▸ **Data in this exercise**
○ ○ ○ ○

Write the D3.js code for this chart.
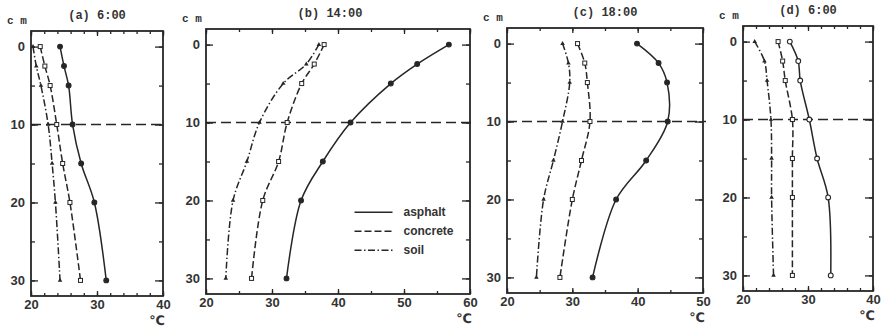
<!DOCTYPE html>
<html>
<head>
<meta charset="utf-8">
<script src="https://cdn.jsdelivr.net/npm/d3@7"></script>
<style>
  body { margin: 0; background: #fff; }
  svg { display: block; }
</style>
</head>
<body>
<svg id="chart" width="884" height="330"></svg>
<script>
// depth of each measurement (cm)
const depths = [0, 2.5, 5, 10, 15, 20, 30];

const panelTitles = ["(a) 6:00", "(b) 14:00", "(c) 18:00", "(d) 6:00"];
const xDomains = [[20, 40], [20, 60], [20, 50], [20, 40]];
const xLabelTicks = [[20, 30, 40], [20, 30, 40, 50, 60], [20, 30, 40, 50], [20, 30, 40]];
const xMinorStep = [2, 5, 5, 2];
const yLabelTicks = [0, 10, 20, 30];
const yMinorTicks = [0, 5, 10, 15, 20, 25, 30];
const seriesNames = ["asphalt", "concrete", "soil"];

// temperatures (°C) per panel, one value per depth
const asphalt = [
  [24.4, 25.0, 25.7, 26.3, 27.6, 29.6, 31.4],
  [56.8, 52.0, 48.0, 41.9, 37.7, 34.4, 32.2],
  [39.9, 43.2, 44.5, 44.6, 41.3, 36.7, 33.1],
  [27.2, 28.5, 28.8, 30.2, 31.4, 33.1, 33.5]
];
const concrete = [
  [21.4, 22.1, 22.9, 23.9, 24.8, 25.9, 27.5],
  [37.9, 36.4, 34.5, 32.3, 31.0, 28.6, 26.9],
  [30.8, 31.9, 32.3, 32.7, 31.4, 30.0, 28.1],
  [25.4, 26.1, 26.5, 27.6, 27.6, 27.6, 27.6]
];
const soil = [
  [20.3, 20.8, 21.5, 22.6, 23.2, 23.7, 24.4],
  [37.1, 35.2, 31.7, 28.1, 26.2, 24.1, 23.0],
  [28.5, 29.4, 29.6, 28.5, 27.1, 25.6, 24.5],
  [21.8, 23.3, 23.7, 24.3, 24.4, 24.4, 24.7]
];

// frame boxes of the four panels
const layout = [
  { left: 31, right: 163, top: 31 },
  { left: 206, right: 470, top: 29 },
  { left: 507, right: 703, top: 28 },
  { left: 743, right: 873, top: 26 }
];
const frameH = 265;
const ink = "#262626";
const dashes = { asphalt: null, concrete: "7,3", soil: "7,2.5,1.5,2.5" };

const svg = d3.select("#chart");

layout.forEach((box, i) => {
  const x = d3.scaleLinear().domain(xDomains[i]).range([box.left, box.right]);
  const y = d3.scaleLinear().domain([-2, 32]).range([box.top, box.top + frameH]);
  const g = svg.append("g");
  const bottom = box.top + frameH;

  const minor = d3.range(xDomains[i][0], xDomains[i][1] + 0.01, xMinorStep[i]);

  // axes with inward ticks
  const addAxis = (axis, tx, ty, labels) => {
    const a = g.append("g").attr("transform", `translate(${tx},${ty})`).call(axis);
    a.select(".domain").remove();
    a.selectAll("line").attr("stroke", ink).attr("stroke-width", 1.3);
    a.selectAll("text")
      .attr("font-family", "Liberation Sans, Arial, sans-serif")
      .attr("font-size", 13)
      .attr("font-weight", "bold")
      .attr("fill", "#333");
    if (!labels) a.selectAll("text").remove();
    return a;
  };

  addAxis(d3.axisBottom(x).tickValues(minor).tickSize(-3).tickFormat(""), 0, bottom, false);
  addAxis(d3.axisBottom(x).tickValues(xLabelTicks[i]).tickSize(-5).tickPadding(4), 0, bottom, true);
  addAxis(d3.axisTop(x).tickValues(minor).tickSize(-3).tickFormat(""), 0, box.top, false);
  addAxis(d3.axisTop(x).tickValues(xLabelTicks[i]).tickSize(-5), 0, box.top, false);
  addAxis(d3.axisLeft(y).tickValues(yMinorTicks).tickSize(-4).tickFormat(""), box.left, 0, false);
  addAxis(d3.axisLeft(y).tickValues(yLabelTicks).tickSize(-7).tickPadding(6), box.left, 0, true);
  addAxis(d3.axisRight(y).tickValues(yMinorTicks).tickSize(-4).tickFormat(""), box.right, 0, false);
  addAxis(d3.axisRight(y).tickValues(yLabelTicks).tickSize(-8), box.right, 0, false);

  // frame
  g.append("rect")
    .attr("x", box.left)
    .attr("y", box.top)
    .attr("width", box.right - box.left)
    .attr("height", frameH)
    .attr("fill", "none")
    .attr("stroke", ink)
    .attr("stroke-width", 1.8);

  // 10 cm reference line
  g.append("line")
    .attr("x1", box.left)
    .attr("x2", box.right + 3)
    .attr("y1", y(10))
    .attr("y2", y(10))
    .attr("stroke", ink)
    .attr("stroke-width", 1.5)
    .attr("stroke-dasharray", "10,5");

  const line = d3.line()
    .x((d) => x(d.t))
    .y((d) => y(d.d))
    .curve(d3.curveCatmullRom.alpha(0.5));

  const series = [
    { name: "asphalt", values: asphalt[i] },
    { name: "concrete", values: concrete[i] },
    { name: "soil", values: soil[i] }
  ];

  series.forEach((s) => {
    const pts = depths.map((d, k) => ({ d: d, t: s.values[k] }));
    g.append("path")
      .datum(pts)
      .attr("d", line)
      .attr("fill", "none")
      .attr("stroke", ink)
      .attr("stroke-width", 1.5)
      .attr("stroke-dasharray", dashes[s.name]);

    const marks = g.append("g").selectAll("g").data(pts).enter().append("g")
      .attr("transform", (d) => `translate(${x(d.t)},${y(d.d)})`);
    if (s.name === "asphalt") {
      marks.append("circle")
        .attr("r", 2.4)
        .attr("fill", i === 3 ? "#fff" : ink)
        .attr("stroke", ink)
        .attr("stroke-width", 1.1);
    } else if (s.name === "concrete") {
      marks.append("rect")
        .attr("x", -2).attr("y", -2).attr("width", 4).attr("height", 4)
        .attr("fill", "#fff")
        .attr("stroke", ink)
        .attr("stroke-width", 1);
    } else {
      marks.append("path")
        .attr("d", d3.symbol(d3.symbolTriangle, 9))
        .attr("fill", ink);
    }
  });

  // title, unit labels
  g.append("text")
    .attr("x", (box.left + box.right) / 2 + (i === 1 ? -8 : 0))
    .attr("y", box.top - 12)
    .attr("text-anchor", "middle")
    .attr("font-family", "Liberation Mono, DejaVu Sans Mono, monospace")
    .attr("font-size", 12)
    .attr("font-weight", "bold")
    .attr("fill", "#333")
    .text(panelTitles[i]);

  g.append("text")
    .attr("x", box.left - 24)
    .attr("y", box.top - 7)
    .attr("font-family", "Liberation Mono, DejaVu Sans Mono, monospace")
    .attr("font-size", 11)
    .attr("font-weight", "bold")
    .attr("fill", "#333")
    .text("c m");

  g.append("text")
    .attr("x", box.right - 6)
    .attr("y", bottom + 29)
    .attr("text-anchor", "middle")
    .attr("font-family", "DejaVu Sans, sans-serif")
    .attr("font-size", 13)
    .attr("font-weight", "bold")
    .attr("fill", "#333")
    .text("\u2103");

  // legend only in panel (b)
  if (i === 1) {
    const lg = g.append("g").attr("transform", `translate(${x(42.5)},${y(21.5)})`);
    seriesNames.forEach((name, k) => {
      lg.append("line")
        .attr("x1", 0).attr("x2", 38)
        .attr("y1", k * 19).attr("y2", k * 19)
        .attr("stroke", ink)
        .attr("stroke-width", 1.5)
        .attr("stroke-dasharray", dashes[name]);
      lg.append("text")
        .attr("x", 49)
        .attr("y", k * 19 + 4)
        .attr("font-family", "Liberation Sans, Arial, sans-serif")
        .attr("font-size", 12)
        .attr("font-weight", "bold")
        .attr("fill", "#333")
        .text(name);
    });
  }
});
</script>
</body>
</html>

○ ○ ○ ○

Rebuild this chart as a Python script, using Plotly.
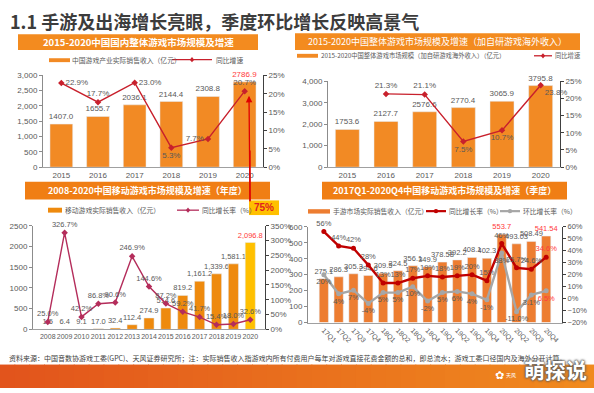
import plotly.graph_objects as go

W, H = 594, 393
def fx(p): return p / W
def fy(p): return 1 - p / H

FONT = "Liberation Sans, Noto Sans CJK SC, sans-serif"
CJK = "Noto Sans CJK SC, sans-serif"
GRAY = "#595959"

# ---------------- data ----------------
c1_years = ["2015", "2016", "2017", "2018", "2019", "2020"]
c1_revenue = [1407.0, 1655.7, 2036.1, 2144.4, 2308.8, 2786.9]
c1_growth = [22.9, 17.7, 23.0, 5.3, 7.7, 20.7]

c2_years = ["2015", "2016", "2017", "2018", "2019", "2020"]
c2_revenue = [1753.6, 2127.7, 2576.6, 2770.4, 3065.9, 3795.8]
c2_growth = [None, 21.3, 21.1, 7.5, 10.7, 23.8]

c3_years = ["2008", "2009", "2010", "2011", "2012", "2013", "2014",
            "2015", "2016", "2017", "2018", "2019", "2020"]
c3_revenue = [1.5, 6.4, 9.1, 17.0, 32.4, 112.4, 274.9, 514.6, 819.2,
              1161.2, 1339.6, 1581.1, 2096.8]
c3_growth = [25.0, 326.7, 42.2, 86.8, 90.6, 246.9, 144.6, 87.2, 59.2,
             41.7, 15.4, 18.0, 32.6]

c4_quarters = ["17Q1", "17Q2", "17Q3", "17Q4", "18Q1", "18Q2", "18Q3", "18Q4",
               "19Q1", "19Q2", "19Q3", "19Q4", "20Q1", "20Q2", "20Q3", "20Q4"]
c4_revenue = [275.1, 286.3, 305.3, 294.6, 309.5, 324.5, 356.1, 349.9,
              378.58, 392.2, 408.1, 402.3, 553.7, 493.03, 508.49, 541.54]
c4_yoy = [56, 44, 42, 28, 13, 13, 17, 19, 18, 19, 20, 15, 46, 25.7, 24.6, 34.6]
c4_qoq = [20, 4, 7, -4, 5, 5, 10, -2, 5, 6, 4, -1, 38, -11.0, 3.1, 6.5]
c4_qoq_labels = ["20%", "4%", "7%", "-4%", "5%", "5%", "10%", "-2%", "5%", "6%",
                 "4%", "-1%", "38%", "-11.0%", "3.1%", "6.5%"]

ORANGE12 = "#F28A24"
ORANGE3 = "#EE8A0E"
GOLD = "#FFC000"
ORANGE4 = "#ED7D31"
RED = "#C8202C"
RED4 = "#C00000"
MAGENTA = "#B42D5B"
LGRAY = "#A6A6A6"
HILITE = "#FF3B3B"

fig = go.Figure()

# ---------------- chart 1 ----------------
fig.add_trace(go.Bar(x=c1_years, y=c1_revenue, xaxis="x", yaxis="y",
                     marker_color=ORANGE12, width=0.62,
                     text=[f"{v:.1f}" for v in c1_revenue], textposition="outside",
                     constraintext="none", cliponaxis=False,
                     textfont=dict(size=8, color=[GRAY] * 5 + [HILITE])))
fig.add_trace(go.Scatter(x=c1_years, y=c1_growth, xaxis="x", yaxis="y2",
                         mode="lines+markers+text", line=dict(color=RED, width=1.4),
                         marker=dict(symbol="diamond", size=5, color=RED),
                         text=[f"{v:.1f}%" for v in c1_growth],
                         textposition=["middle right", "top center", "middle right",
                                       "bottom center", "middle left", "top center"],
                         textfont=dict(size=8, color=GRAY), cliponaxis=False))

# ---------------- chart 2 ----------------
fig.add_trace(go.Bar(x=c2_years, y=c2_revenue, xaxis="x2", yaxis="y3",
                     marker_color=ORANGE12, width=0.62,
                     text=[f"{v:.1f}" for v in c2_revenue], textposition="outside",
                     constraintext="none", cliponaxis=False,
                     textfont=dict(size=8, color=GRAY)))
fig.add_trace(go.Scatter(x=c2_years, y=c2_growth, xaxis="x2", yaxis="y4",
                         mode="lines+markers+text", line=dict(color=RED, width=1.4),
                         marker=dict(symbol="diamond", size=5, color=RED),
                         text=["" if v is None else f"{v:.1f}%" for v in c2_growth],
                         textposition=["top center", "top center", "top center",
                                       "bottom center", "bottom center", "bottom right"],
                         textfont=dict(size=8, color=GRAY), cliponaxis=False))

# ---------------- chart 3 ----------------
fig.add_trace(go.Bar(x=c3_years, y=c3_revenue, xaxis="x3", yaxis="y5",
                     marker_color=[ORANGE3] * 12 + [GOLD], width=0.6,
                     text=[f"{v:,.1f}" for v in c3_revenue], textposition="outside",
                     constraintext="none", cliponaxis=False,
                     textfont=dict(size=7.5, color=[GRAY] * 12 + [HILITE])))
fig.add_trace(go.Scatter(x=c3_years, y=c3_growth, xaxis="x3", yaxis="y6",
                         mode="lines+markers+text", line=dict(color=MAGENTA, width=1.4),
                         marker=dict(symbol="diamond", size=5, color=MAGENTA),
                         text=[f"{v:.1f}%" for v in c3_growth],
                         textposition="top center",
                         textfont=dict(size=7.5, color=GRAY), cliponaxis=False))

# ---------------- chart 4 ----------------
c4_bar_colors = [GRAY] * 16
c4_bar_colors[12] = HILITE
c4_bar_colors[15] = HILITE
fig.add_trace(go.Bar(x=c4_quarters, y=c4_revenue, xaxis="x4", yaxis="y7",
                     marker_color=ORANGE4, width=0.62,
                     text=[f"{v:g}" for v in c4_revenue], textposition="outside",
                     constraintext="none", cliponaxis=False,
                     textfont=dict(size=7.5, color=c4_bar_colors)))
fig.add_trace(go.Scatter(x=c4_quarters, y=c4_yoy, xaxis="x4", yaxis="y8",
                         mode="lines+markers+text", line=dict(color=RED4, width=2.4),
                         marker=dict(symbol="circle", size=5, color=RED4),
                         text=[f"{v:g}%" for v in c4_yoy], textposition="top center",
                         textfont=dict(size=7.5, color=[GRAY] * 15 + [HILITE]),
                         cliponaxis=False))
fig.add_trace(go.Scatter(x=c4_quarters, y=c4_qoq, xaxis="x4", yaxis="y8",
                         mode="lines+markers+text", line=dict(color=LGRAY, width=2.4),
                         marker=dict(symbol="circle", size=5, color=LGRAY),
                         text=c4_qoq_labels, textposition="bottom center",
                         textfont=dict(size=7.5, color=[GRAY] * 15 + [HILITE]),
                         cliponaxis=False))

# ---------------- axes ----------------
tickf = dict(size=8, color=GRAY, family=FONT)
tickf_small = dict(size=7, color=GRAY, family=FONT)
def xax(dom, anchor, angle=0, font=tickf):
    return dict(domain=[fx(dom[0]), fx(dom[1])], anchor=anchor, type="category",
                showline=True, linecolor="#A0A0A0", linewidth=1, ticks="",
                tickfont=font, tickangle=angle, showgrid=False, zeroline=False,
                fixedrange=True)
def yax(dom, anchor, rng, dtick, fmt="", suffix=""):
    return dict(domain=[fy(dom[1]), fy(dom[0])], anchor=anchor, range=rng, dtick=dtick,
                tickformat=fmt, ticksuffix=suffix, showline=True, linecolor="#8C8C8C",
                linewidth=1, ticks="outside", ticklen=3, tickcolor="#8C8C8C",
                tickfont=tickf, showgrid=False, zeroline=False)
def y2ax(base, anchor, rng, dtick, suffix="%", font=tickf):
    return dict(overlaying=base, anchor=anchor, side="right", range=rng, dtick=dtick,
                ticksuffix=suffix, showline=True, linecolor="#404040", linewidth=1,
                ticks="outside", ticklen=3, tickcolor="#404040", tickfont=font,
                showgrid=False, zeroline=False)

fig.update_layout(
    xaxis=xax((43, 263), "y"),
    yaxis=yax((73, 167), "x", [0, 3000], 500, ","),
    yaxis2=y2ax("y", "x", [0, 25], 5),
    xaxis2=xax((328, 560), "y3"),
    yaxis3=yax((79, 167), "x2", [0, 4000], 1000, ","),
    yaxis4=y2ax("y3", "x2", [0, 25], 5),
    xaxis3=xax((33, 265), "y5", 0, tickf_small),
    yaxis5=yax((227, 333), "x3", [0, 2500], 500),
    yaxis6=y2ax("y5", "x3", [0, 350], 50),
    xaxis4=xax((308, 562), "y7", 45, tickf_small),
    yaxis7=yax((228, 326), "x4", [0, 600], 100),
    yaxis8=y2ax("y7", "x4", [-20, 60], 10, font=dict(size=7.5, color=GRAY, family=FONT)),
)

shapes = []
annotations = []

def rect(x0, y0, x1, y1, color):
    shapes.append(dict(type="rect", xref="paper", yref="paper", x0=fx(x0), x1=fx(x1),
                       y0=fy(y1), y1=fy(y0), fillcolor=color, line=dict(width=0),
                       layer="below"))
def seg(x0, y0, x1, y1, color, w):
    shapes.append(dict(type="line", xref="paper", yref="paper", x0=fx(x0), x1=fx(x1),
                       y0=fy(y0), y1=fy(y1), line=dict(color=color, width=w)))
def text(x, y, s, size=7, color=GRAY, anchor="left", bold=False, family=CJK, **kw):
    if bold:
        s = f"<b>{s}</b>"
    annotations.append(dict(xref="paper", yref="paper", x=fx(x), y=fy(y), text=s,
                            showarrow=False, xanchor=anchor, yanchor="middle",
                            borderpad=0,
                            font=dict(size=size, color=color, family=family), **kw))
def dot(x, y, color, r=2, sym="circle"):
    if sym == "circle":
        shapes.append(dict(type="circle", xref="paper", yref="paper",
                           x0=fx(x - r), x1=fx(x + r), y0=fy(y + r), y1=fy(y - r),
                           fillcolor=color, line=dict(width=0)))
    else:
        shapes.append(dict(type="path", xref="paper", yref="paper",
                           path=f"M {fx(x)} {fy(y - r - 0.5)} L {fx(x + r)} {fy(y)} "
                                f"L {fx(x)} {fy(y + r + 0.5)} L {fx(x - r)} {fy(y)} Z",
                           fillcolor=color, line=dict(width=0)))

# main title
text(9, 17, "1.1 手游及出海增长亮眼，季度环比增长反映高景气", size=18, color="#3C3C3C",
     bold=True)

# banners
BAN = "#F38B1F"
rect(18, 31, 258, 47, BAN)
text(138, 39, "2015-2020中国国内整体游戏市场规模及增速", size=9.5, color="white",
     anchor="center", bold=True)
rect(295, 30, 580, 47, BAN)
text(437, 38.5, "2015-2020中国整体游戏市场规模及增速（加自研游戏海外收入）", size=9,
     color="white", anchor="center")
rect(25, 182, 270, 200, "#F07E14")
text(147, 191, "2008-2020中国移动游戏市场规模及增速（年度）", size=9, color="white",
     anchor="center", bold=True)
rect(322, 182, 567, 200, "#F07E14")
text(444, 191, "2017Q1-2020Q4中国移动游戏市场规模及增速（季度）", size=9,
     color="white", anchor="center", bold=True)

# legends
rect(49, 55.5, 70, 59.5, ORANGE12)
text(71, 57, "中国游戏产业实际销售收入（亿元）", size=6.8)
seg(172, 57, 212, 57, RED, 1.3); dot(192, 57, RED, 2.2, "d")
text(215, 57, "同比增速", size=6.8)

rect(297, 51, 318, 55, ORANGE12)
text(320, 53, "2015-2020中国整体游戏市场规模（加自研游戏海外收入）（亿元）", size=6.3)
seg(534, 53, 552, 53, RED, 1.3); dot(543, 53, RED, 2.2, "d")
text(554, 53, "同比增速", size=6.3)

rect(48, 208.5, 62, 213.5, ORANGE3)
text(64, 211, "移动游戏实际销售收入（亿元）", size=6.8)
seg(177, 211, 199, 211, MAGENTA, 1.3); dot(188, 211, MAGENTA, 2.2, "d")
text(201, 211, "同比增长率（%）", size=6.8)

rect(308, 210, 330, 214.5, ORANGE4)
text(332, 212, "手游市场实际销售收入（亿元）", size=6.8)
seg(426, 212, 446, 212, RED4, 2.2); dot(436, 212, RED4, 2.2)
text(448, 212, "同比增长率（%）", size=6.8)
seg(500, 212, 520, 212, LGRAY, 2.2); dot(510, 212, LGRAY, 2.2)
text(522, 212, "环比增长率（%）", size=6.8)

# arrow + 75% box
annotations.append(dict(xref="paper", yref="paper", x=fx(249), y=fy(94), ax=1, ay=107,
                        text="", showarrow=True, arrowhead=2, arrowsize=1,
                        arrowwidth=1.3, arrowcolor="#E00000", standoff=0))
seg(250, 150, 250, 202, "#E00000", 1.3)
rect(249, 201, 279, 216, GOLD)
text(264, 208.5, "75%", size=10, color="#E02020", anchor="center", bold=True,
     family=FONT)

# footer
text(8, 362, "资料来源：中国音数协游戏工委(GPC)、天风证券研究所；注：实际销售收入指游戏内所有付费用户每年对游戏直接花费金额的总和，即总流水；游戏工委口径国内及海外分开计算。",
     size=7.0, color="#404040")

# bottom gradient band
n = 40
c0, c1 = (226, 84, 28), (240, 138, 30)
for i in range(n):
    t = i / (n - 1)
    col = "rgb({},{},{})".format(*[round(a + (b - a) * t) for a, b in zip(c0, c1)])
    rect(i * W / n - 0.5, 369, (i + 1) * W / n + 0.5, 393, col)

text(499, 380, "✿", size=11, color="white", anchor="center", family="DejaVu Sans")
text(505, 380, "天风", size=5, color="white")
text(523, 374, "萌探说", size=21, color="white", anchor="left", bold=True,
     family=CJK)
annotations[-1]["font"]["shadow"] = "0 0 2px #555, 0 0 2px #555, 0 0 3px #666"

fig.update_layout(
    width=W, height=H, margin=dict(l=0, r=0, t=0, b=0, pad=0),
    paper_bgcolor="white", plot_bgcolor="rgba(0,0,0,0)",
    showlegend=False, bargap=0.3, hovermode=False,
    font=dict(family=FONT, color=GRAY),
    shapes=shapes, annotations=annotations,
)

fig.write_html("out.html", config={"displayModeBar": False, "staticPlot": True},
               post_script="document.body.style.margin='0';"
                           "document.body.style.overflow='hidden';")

○ ○ ○ ○

Starting at the line containing "Rebuild this chart" and ending at the line containing "fig = go.Figure()", copy those lines exactly, both included, and nothing more. Leave out any picture.

Rebuild this chart as a Python script, using Plotly.
import plotly.graph_objects as go

W, H = 594, 393
def fx(p): return p / W
def fy(p): return 1 - p / H

FONT = "Liberation Sans, Noto Sans CJK SC, sans-serif"
CJK = "Noto Sans CJK SC, sans-serif"
GRAY = "#595959"

# ---------------- data ----------------
c1_years = ["2015", "2016", "2017", "2018", "2019", "2020"]
c1_revenue = [1407.0, 1655.7, 2036.1, 2144.4, 2308.8, 2786.9]
c1_growth = [22.9, 17.7, 23.0, 5.3, 7.7, 20.7]

c2_years = ["2015", "2016", "2017", "2018", "2019", "2020"]
c2_revenue = [1753.6, 2127.7, 2576.6, 2770.4, 3065.9, 3795.8]
c2_growth = [None, 21.3, 21.1, 7.5, 10.7, 23.8]

c3_years = ["2008", "2009", "2010", "2011", "2012", "2013", "2014",
            "2015", "2016", "2017", "2018", "2019", "2020"]
c3_revenue = [1.5, 6.4, 9.1, 17.0, 32.4, 112.4, 274.9, 514.6, 819.2,
              1161.2, 1339.6, 1581.1, 2096.8]
c3_growth = [25.0, 326.7, 42.2, 86.8, 90.6, 246.9, 144.6, 87.2, 59.2,
             41.7, 15.4, 18.0, 32.6]

c4_quarters = ["17Q1", "17Q2", "17Q3", "17Q4", "18Q1", "18Q2", "18Q3", "18Q4",
               "19Q1", "19Q2", "19Q3", "19Q4", "20Q1", "20Q2", "20Q3", "20Q4"]
c4_revenue = [275.1, 286.3, 305.3, 294.6, 309.5, 324.5, 356.1, 349.9,
              378.58, 392.2, 408.1, 402.3, 553.7, 493.03, 508.49, 541.54]
c4_yoy = [56, 44, 42, 28, 13, 13, 17, 19, 18, 19, 20, 15, 46, 25.7, 24.6, 34.6]
c4_qoq = [20, 4, 7, -4, 5, 5, 10, -2, 5, 6, 4, -1, 38, -11.0, 3.1, 6.5]
c4_qoq_labels = ["20%", "4%", "7%", "-4%", "5%", "5%", "10%", "-2%", "5%", "6%",
                 "4%", "-1%", "38%", "-11.0%", "3.1%", "6.5%"]

ORANGE12 = "#F28A24"
ORANGE3 = "#EE8A0E"
GOLD = "#FFC000"
ORANGE4 = "#ED7D31"
RED = "#C8202C"
RED4 = "#C00000"
MAGENTA = "#B42D5B"
LGRAY = "#A6A6A6"
HILITE = "#FF3B3B"

fig = go.Figure()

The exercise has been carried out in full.